Context critically shapes valence: in a standard Pavlovian fear setting with unavoidable, inescapable footshock, CeA activation enhanced acquisition/expression of defensive freezing and contextual avoidance, indicating a switch to negatively valenced fearful salience. Thus, CeA-driven motivation is plastic, with situational features (controllability/localizability and intensity of aversive stimuli) tilting the balance between incentive and fearful salience. The lack of robust self-stimulation further suggests CeA activation gains motivational impact primarily when bound to affective unconditioned stimuli that already engage mesocorticolimbic circuits, rather than acting as a strong reinforcer in isolation.

Psychologically, the pattern supports an incentive salience account: paired targets and their cues become attention-grabbing and ‘wanted’, eliciting approach and cue-seeking even when the primary outcome is aversive (suggesting ‘wanting what hurts’ rather than ‘wanting to be hurt’). Clinically, the ability of CeA activation to produce focused, persistent pursuit despite adverse consequences parallels key features of addiction and may offer insight into certain forms of self-harm where pain-associated targets acquire motivational pull.

This study shows that optogenetic activation of central amygdala, when paired with affective encounters, can arbitrarily and powerfully focus motivation on natural rewards, drugs, or even aversive pain-associated objects, by recruiting mesocorticolimbic circuits. CeA-driven motivational salience exhibits valence plasticity: it supports positive incentive attraction in controllable, localizable contexts, flips to enhance negative defensive responses in standard fear conditioning, and is largely neutral when paired with innocuous stimuli or presented alone. These results dissociate ‘wanting’ from ‘liking’ and highlight CeA as a context-gated controller of mesocorticolimbic motivation.

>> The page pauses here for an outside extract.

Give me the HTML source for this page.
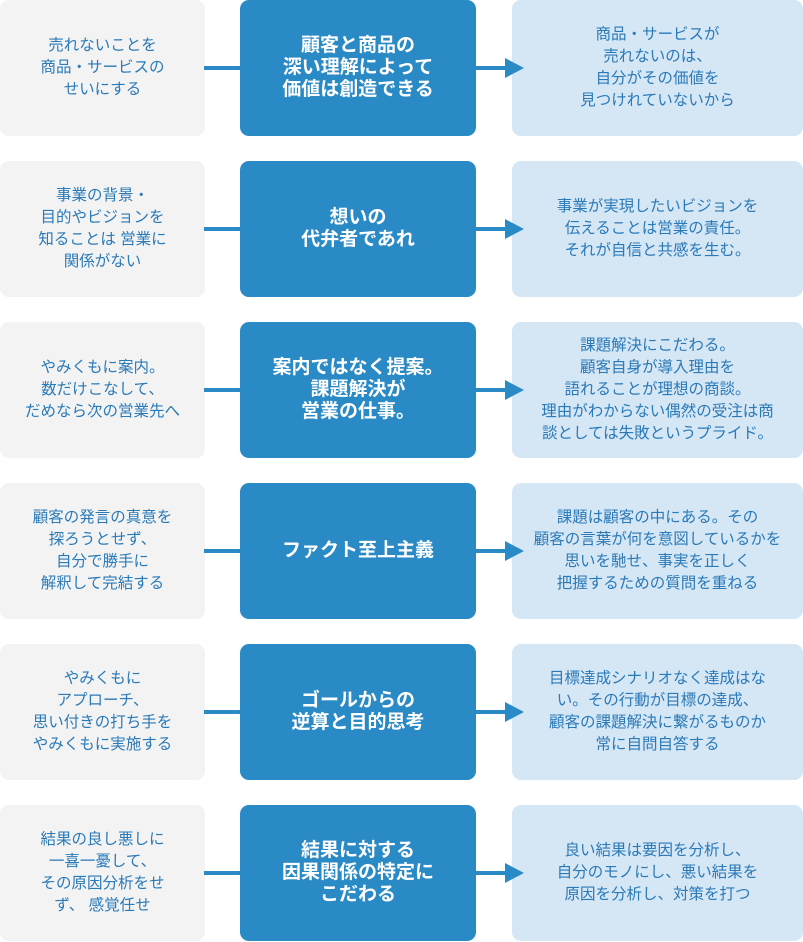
<!DOCTYPE html>
<html><head><meta charset="utf-8"><style>
body{margin:0;width:803px;height:942px;background:#fff;font-family:"Liberation Sans","Noto Sans CJK JP",sans-serif;position:relative;overflow:hidden}
.b{position:absolute;height:136px;border-radius:9px;display:flex;align-items:center;justify-content:center;text-align:center;box-sizing:border-box;white-space:nowrap}
.l{left:0;width:205px;background:#f3f3f3;color:#2a7ab8;font-size:15.5px;line-height:22px}
.m{left:240px;width:236px;background:#2a8ac6;color:#fff;font-size:19px;font-weight:bold;line-height:22px}
.r{left:512px;width:291px;background:#d5e6f5;color:#2a7ab8;font-size:15.5px;line-height:22px}
.ln{position:absolute;height:4px;background:#2a8ac6}
.ah{position:absolute;width:0;height:0;border-top:10px solid transparent;border-bottom:10px solid transparent;border-left:19px solid #2a8ac6}
</style></head><body>
<div class="b l" style="top:0">売れないことを<br>商品・サービスの<br>せいにする</div>
<div class="b m" style="top:0">顧客と商品の<br>深い理解によって<br>価値は創造できる</div>
<div class="b r" style="top:0">商品・サービスが<br>売れないのは、<br>自分がその価値を<br>見つけれていないから</div>

<div class="b l" style="top:161px">事業の背景・<br>目的やビジョンを<br>知ることは 営業に<br>関係がない</div>
<div class="b m" style="top:161px">想いの<br>代弁者であれ</div>
<div class="b r" style="top:161px">事業が実現したいビジョンを<br>伝えることは営業の責任。<br>それが自信と共感を生む。</div>

<div class="b l" style="top:322px">やみくもに案内。<br>数だけこなして、<br>だめなら次の営業先へ</div>
<div class="b m" style="top:322px">案内ではなく提案。<br>課題解決が<br>営業の仕事。</div>
<div class="b r" style="top:322px">課題解決にこだわる。<br>顧客自身が導入理由を<br>語れることが理想の商談。<br>理由がわからない偶然の受注は商<br>談としては失敗というプライド。</div>

<div class="b l" style="top:483px">顧客の発言の真意を<br>探ろうとせず、<br>自分で勝手に<br>解釈して完結する</div>
<div class="b m" style="top:483px">ファクト至上主義</div>
<div class="b r" style="top:483px">課題は顧客の中にある。その<br>顧客の言葉が何を意図しているかを<br>思いを馳せ、事実を正しく<br>把握するための質問を重ねる</div>

<div class="b l" style="top:644px">やみくもに<br>アプローチ、<br>思い付きの打ち手を<br>やみくもに実施する</div>
<div class="b m" style="top:644px">ゴールからの<br>逆算と目的思考</div>
<div class="b r" style="top:644px">目標達成シナリオなく達成はな<br>い。その行動が目標の達成、<br>顧客の課題解決に繋がるものか<br>常に自問自答する</div>

<div class="b l" style="top:805px">結果の良し悪しに<br>一喜一憂して、<br>その原因分析をせ<br>ず、 感覚任せ</div>
<div class="b m" style="top:805px">結果に対する<br>因果関係の特定に<br>こだわる</div>
<div class="b r" style="top:805px">良い結果は要因を分析し、<br>自分のモノにし、悪い結果を<br>原因を分析し、対策を打つ</div>

<div class="ln" style="left:204px;width:36px;top:66px"></div><div class="ln" style="left:476px;width:32px;top:66px"></div><div class="ah" style="left:505px;top:58px"></div>
<div class="ln" style="left:204px;width:36px;top:227px"></div><div class="ln" style="left:476px;width:32px;top:227px"></div><div class="ah" style="left:505px;top:219px"></div>
<div class="ln" style="left:204px;width:36px;top:388px"></div><div class="ln" style="left:476px;width:32px;top:388px"></div><div class="ah" style="left:505px;top:380px"></div>
<div class="ln" style="left:204px;width:36px;top:549px"></div><div class="ln" style="left:476px;width:32px;top:549px"></div><div class="ah" style="left:505px;top:541px"></div>
<div class="ln" style="left:204px;width:36px;top:710px"></div><div class="ln" style="left:476px;width:32px;top:710px"></div><div class="ah" style="left:505px;top:702px"></div>
<div class="ln" style="left:204px;width:36px;top:871px"></div><div class="ln" style="left:476px;width:32px;top:871px"></div><div class="ah" style="left:505px;top:863px"></div>
</body></html>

Future directions include dissecting CeA neuronal subpopulations and projection-defined circuits (e.g., SOM+, PKCδ+, CRF+, D1/D2) that mediate valence-specific effects, identifying circuit conditions that determine valence switches (controllability, spatial localizability, shock intensity), and testing translational relevance to human maladaptive motivations and self-harm. Understanding these mechanisms may inform targeted interventions that modulate maladaptive ‘wanting’.

• Cell-type specificity: ChR2 under hSyn promoter broadly infected CeA neurons, preventing attribution of effects to specific subpopulations; future work should parse SOM+, PKCδ+, CRF+, and projection-defined circuits.

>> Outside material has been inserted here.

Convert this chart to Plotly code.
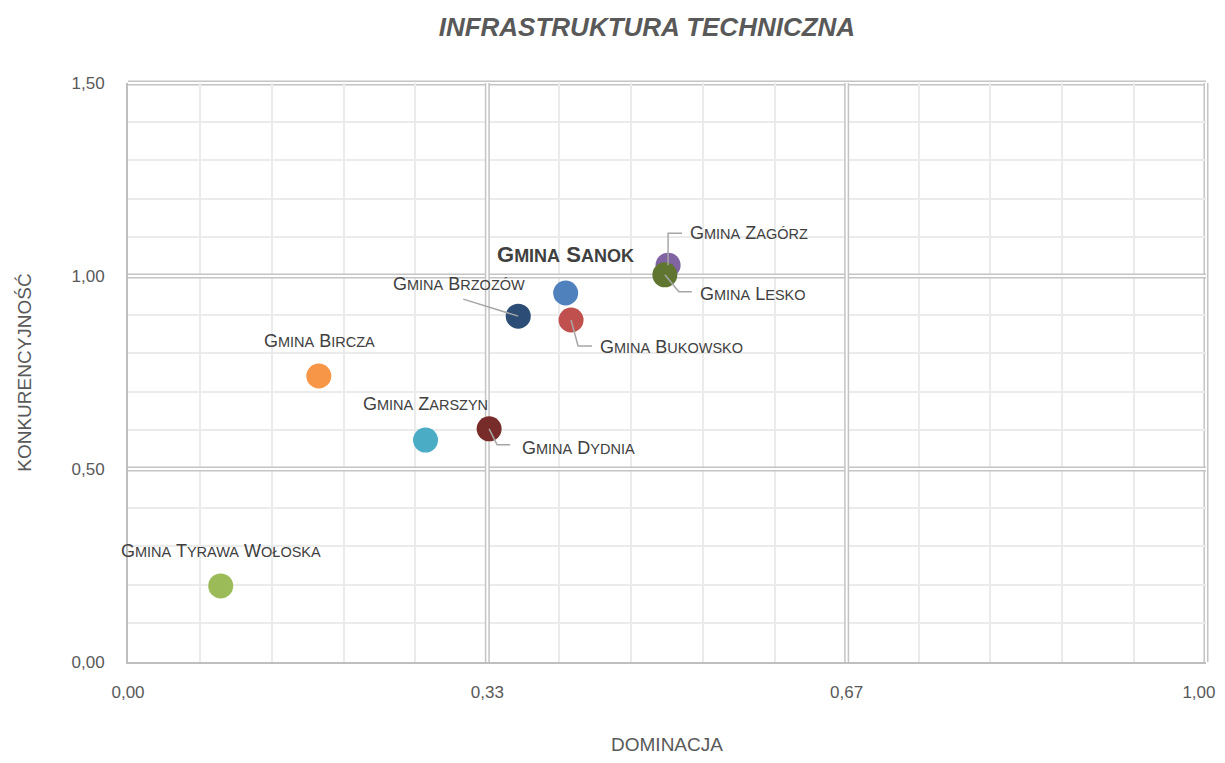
import plotly.graph_objects as go

# ---- data ----
names = ["Gmina Tyrawa Wołoska", "Gmina Bircza", "Gmina Zarszyn", "Gmina Dydnia",
         "Gmina Brzozów", "Gmina Sanok", "Gmina Bukowsko", "Gmina Zagórz", "Gmina Lesko"]
dominacja = [0.086, 0.177, 0.276, 0.335, 0.362, 0.406, 0.411, 0.501, 0.498]
konkurencyjnosc = [0.197, 0.741, 0.575, 0.604, 0.896, 0.956, 0.886, 1.028, 1.003]
colors = ["#9BBB59", "#F79646", "#4BACC6", "#772C2A", "#2C4D75", "#4F81BD",
          "#C0504D", "#8064A2", "#5F7530"]

x_ticks = [0, 1/3, 2/3, 1]
x_ticktext = ["0,00", "0,33", "0,67", "1,00&nbsp;&nbsp;&nbsp;"]
y_ticks = [0, 0.5, 1.0, 1.5]
y_ticktext = ["0,00", "0,50", "1,00", "1,50"]

# label placement: (xanchor, xshift, yshift, leader path in pixels or None)
label_pos = {
    "Gmina Tyrawa Wołoska": ("center", 0, 35, None),
    "Gmina Bircza": ("center", 1, 35, None),
    "Gmina Zarszyn": ("center", 0, 36, None),
    "Gmina Dydnia": ("left", 31, -19, "M0,0 L8,-16 L21,-16"),
    "Gmina Brzozów": ("right", 9, 32, "M0,0 L-55,17"),
    "Gmina Sanok": ("center", 0, 38, None),
    "Gmina Bukowsko": ("left", 27, -27, "M0,0 L7,-26 L21,-26"),
    "Gmina Zagórz": ("left", 20, 32, "M0,0 L0,32 L14,32"),
    "Gmina Lesko": ("left", 33, -19, "M0,0 L14,-17 L27,-17"),
}

FONT = "Liberation Sans Narrow, Arial Narrow, Liberation Sans, Arial, sans-serif"
TXT = "#404040"


def small_caps(text, small, bold=False):
    out = []
    for word in text.split(" "):
        w = word[0] + "<span style='font-size:%spx'>%s</span>" % (small, word[1:].upper()) if len(word) > 1 else word
        out.append(w)
    s = " ".join(out)
    if bold:
        s = "<b>" + s + "</b>"
    return s


fig = go.Figure()

shapes = []
def dbl(x0, x1, y0, y1, xref="x", yref="y"):
    shapes.append(dict(type="line", xref=xref, yref=yref, x0=x0, x1=x1, y0=y0, y1=y1,
                       line=dict(color="#C4C4C4", width=5), layer="between"))
    shapes.append(dict(type="line", xref=xref, yref=yref, x0=x0, x1=x1, y0=y0, y1=y1,
                       line=dict(color="#FFFFFF", width=2), layer="between"))

# interior major lines (data coords)
dbl(0, 1, 0.5, 0.5)
dbl(0, 1, 1.0, 1.0)
dbl(1/3, 1/3, 0, 1.5)
dbl(2/3, 2/3, 0, 1.5)
# outer top / right borders (paper coords so they are not clipped)
dbl(0, 1, 1, 1, xref="paper", yref="paper")
dbl(1, 1, 0, 1, xref="paper", yref="paper")

for i, n in enumerate(names):
    fig.add_trace(go.Scatter(
        x=[dominacja[i]], y=[konkurencyjnosc[i]], mode="markers", name=n,
        marker=dict(size=25, color=colors[i], line=dict(width=0)),
        showlegend=False, hoverinfo="text", text=[n]))

annotations = []
for i, n in enumerate(names):
    xa, xs, ys, path = label_pos[n]
    if n == "Gmina Sanok":
        txt = small_caps(n, 18, bold=True)
        size = 22
    else:
        txt = small_caps(n, 14.5)
        size = 18
    annotations.append(dict(x=dominacja[i], y=konkurencyjnosc[i], xref="x", yref="y",
                            text=txt, showarrow=False, xanchor=xa, yanchor="middle",
                            xshift=xs, yshift=ys,
                            font=dict(family=FONT, size=size, color=TXT)))
    if path:
        shapes.append(dict(type="path", xref="x", yref="y", xsizemode="pixel", ysizemode="pixel",
                           xanchor=dominacja[i], yanchor=konkurencyjnosc[i], path=path,
                           line=dict(color="#A6A6A6", width=1.5), layer="above"))

fig.update_layout(
    width=1217, height=747,
    margin=dict(l=120, r=19, t=75, b=93),
    paper_bgcolor="white", plot_bgcolor="white",
    title=dict(text="<b><i>INFRASTRUKTURA TECHNICZNA</i></b>", x=0.525, xanchor="center",
               y=0.975, yanchor="middle",
               font=dict(family="Liberation Sans, Arial, sans-serif", size=26, color="#595959")),
    shapes=shapes, annotations=annotations,
    xaxis=dict(range=[0, 1], tickmode="array", tickvals=x_ticks, ticktext=x_ticktext,
               showgrid=False, zeroline=False, showline=True, linecolor="#BFBFBF", linewidth=2,
               ticks="", ticklabelstandoff=14, automargin=False, ticklabeloverflow="allow",
               tickfont=dict(family=FONT, size=17, color="#595959"),
               minor=dict(dtick=1/15, tick0=0, showgrid=True, gridcolor="#EBEBEB", gridwidth=2),
               title=dict(text="DOMINACJA", standoff=36,
                          font=dict(family=FONT, size=19, color="#595959"))),
    yaxis=dict(range=[0, 1.5], tickmode="array", tickvals=y_ticks, ticktext=y_ticktext,
               showgrid=False, zeroline=False, showline=True, linecolor="#BFBFBF", linewidth=2,
               ticks="", ticklabelstandoff=18, automargin=False,
               tickfont=dict(family=FONT, size=17, color="#595959"),
               minor=dict(dtick=0.1, tick0=0, showgrid=True, gridcolor="#EBEBEB", gridwidth=2),
               title=dict(text="KONKURENCYJNOŚĆ", standoff=35,
                          font=dict(family=FONT, size=19, color="#595959"))),
)

fig.write_html("out.html")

• Context dependence: Shock-rod attraction depended on concurrent CeA stimulation and diminished without laser, indicating limited persistence of learning and strong state dependence.
• Stimulus eligibility: Neutral stimuli (dummy rod, wooden block, empty spout) generally failed to acquire attraction, suggesting CeA effects require pairing with affectively salient UCS that engages mesocorticolimbic circuits.

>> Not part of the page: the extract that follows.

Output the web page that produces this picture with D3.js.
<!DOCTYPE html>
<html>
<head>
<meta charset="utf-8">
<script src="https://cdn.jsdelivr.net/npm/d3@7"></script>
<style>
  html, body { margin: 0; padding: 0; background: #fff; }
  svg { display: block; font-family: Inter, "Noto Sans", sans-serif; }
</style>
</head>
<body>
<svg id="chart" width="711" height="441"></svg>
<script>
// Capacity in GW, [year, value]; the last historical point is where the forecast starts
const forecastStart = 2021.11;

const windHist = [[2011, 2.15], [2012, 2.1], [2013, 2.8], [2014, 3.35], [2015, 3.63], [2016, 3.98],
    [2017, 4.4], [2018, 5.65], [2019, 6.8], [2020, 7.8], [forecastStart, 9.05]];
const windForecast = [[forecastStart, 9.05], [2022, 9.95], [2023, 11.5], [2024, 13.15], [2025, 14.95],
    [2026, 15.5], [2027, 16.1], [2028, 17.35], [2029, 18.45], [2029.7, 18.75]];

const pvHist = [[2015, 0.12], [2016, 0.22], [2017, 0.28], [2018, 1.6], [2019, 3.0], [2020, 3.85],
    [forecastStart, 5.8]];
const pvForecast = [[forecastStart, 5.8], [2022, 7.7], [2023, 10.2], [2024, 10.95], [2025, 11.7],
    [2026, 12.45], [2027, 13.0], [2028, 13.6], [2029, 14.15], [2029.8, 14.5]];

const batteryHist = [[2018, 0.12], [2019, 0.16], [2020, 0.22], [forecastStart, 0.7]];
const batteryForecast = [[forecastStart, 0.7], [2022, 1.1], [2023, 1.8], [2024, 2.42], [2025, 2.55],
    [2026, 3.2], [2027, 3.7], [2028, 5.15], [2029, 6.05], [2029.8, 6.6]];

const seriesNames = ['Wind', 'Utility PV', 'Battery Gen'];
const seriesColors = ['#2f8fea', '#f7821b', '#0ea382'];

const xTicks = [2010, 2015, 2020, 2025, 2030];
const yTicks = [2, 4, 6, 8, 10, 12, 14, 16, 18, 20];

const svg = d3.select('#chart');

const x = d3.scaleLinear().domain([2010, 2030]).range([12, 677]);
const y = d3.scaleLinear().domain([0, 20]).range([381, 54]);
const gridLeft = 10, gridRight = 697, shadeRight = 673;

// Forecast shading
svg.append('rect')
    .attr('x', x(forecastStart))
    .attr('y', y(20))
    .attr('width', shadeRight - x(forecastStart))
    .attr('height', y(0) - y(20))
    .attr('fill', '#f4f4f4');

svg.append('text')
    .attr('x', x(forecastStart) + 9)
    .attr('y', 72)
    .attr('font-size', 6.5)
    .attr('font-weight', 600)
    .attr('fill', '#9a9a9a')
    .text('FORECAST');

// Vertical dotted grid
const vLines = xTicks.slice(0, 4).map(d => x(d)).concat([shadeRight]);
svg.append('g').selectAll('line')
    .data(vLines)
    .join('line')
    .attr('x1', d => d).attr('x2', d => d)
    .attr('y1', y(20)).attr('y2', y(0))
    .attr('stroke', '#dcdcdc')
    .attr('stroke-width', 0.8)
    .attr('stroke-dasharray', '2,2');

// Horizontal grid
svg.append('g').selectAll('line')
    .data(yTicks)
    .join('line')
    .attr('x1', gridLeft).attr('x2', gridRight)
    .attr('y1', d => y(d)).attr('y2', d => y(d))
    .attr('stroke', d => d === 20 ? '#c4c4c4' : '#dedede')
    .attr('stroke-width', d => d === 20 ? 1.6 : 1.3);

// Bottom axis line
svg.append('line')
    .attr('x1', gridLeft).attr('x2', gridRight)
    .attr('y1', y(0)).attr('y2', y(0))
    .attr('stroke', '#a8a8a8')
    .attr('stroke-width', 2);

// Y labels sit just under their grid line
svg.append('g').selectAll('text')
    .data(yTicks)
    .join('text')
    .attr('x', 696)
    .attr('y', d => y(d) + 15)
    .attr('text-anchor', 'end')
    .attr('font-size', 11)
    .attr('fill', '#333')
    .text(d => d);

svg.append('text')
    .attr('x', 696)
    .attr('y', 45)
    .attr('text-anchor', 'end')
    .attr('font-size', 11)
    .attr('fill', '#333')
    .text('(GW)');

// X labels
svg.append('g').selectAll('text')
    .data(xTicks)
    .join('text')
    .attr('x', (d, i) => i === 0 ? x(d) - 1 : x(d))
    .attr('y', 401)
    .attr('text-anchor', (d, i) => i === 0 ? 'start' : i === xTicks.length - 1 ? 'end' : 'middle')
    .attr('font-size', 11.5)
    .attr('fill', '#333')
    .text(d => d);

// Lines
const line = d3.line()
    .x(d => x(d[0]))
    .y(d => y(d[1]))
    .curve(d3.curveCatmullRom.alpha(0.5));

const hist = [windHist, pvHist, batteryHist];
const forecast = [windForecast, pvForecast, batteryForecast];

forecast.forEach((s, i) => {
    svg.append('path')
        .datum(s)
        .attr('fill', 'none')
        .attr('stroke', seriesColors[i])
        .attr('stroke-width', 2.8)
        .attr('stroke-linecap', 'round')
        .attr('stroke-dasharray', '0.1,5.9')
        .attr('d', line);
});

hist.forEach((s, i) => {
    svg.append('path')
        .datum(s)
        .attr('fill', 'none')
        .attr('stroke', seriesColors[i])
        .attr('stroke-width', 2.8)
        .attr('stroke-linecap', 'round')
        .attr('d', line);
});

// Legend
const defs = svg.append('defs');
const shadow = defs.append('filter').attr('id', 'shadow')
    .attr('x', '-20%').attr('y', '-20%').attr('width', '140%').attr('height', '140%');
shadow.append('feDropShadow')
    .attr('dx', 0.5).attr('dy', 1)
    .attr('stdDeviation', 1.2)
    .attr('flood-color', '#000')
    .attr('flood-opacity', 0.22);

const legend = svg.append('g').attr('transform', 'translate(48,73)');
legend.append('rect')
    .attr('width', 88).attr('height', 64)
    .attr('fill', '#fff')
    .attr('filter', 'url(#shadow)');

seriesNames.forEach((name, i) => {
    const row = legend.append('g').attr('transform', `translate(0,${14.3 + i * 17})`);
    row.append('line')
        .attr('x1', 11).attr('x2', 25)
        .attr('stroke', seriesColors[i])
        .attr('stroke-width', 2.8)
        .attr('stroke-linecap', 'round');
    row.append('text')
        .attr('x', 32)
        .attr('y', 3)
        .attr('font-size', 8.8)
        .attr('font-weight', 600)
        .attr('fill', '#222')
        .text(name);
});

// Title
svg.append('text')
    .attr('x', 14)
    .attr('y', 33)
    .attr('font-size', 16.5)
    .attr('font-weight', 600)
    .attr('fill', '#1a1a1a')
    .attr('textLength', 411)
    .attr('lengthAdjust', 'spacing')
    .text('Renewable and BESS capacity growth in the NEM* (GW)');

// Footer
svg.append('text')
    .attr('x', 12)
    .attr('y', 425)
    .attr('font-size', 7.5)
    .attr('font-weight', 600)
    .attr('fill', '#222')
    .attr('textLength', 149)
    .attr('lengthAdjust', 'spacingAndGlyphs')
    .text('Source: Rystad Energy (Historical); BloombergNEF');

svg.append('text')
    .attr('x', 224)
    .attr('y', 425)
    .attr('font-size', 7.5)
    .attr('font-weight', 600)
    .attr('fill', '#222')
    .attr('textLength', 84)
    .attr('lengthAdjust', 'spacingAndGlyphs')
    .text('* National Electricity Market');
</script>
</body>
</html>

• Self-stimulation variability: CeA laser alone was generally not a robust reinforcer; individual variability complicates generalization.
• Aversive intensity and controllability: Differences between shock-rod (0.2–0.5 mA, controllable, localizable) and Pavlovian footshock (0.75 mA, uncontrollable) may confound direct comparisons of valence; precise parameter mapping remains to be done.
• Species/generalizability: Findings in rats may not directly translate to humans; clinical implications remain speculative.